Reproduce, word for word, every line from the first one down to the line containing "import pandas as pd", and nothing else.
[Begin]
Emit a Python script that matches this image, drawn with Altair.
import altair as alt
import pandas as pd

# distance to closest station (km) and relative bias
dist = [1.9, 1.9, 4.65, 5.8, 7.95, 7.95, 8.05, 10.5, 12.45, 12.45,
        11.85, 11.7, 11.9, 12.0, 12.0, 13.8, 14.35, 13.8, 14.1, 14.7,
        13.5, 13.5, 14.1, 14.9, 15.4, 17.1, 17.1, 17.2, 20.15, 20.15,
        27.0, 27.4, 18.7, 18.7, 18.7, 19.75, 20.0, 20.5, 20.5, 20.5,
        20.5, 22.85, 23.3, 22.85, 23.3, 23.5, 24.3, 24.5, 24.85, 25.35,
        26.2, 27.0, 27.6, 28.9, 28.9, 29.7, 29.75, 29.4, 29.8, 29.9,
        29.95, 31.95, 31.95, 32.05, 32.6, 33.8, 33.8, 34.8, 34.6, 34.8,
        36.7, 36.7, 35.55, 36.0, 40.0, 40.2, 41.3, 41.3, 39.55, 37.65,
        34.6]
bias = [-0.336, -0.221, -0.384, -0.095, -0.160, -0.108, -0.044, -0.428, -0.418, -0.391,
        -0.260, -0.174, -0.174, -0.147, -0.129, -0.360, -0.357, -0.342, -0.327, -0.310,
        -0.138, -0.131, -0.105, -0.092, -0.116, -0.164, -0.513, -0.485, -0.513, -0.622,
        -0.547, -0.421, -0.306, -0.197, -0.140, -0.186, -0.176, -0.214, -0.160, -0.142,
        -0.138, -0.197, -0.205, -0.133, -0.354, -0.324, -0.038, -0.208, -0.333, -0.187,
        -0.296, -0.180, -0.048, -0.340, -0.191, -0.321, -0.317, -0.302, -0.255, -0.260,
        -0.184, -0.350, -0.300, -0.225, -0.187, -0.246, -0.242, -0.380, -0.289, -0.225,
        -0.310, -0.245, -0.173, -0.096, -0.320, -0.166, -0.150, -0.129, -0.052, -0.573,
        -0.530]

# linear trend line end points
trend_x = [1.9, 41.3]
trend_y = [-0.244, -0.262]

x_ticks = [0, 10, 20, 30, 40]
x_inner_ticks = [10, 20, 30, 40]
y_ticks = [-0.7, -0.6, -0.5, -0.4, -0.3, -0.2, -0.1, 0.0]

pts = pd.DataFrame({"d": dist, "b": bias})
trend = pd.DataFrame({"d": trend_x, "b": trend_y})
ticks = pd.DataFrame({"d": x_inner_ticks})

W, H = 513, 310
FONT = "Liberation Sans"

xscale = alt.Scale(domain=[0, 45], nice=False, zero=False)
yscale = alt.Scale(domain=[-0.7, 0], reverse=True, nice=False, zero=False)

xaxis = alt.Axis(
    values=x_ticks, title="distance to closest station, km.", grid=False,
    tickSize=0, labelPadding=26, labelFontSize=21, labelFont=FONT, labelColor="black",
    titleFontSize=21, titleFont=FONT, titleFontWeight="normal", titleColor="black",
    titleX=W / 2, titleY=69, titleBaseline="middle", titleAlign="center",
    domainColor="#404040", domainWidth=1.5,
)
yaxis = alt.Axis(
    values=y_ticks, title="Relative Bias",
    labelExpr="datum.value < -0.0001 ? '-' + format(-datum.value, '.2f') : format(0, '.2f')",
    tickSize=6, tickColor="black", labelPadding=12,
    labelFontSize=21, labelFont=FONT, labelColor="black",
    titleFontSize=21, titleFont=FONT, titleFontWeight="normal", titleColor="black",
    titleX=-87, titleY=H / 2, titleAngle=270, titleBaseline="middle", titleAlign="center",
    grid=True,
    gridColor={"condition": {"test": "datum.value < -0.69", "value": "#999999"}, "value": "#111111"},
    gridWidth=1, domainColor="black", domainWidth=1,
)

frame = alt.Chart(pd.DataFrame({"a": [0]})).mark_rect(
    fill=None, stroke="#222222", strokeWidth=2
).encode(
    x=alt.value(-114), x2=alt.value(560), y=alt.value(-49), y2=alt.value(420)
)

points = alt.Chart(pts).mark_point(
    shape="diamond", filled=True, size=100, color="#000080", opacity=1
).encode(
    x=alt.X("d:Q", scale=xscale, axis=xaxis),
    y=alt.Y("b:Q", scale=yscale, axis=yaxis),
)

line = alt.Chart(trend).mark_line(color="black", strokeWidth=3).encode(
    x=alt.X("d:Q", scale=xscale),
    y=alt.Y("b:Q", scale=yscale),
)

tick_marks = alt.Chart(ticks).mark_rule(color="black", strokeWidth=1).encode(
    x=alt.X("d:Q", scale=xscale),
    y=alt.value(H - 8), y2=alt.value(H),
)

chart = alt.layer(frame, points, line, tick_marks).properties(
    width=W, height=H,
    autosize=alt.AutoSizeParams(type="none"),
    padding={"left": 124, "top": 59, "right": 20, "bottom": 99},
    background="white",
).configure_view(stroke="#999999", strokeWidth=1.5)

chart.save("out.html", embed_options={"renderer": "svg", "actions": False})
[End]
- **THE SOLUTION**
Emit a Python script that matches this image, drawn with Altair.
import altair as alt
import pandas as pd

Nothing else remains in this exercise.